▼▼▼
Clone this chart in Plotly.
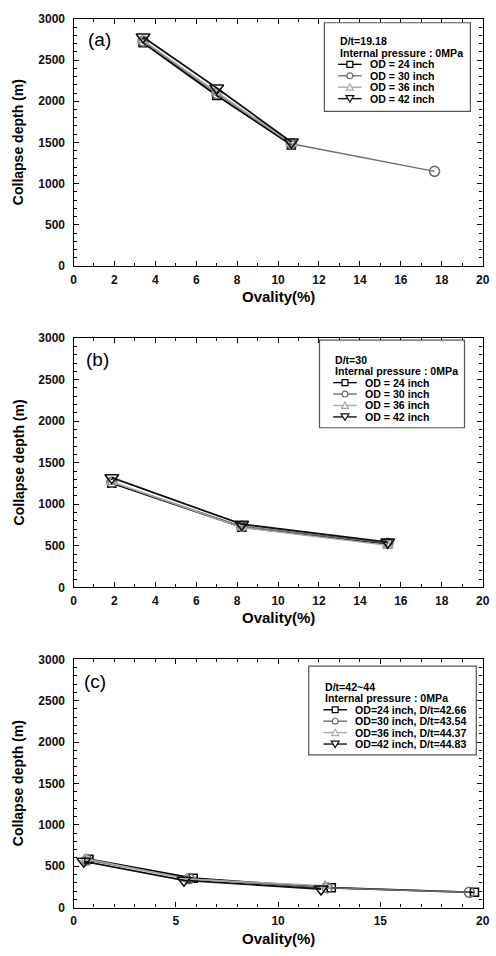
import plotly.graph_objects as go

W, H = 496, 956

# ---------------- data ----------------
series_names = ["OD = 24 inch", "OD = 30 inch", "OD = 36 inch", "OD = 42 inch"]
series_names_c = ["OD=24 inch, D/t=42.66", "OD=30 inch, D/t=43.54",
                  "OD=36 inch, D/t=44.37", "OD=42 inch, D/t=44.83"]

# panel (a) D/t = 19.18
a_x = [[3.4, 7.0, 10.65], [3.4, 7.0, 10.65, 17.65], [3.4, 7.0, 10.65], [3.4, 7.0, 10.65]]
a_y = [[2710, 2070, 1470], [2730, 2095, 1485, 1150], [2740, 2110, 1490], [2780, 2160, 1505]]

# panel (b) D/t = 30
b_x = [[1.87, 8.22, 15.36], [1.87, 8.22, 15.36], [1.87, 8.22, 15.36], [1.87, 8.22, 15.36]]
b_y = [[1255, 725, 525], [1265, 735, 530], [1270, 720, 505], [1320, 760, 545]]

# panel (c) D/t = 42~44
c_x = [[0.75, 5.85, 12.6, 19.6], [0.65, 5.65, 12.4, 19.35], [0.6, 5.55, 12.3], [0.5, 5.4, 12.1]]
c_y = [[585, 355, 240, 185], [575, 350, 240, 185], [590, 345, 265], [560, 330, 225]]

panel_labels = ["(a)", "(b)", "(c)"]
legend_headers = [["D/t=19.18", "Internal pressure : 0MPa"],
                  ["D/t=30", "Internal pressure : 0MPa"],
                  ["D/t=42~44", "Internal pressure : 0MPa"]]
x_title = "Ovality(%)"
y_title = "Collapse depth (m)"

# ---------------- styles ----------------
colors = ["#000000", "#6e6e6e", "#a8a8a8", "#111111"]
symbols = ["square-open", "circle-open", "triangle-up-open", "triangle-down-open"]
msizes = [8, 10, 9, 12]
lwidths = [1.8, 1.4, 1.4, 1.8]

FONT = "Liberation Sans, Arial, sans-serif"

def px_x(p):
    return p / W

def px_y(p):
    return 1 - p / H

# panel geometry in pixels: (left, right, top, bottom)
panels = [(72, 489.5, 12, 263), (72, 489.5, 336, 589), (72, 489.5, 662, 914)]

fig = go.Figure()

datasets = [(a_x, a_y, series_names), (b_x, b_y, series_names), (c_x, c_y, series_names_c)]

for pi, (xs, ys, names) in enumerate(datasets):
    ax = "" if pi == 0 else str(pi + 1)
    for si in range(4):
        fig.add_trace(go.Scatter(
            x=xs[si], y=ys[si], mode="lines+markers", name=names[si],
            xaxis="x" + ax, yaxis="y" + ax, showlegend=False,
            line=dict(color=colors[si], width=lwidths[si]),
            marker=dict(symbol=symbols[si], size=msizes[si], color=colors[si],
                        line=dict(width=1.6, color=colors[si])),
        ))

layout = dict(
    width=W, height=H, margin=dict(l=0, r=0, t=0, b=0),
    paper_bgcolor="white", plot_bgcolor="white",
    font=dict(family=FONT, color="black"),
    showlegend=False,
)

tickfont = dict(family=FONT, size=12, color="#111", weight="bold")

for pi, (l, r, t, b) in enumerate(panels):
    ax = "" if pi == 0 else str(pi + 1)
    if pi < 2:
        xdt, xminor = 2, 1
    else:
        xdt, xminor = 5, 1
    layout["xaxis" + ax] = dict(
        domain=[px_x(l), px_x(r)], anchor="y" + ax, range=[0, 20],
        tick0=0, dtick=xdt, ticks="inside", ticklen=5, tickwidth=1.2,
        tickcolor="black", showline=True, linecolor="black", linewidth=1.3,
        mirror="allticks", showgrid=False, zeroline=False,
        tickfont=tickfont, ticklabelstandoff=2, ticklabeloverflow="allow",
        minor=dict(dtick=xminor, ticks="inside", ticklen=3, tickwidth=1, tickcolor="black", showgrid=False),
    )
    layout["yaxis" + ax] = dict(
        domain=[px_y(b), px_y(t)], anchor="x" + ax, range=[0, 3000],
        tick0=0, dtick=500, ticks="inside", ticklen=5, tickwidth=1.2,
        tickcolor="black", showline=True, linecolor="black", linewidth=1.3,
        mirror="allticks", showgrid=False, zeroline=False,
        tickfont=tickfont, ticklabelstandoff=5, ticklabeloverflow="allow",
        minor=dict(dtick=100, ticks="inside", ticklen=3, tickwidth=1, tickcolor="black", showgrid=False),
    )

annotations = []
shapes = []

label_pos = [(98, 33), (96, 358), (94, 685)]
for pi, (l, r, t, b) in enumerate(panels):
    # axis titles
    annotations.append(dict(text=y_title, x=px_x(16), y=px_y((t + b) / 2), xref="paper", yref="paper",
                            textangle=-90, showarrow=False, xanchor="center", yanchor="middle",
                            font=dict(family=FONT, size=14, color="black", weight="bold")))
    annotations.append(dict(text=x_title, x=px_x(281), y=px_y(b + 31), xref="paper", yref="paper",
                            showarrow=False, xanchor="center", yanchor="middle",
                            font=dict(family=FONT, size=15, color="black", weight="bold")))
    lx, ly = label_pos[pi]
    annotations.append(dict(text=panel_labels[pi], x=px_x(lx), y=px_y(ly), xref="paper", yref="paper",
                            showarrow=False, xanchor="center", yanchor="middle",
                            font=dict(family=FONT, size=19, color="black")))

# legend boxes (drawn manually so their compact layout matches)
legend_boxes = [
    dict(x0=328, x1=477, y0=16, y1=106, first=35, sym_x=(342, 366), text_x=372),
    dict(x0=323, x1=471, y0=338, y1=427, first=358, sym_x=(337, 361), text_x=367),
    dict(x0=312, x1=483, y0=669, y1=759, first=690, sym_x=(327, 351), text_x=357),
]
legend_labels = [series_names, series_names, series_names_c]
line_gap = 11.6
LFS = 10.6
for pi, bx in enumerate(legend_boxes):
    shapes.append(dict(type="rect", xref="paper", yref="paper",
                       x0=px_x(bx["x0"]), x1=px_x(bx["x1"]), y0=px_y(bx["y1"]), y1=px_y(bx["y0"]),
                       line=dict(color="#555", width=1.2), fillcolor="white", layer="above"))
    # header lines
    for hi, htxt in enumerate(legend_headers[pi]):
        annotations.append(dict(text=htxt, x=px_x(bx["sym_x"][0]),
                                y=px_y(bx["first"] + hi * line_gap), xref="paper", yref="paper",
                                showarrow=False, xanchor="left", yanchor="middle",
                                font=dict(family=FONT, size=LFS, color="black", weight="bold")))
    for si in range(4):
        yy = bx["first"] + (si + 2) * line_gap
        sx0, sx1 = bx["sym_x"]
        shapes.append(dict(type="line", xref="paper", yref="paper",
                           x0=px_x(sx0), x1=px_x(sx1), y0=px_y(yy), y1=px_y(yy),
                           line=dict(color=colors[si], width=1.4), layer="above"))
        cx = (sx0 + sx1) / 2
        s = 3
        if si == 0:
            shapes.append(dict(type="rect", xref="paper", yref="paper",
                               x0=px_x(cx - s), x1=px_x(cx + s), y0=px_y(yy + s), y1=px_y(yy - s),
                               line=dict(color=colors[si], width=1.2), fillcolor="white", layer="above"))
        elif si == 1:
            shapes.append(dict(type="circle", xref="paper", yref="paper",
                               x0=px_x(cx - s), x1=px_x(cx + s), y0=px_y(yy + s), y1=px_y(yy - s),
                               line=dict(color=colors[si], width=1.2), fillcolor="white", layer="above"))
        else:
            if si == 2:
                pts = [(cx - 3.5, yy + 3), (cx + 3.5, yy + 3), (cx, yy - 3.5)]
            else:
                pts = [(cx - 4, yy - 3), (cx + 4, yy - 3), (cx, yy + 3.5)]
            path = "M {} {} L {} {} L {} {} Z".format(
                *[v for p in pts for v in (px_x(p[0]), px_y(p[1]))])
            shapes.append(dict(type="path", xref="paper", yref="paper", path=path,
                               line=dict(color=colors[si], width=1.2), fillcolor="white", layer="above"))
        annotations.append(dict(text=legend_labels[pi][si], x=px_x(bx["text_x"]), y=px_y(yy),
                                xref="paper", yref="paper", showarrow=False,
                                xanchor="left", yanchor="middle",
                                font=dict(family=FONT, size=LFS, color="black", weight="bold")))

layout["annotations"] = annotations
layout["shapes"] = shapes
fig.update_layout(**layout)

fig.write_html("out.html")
▲▲▲
Write out, word for word, the lines from the start of the data through the one holding "W, H = 496, 956". Omit pictures.

Clone this chart in Plotly.
import plotly.graph_objects as go

W, H = 496, 956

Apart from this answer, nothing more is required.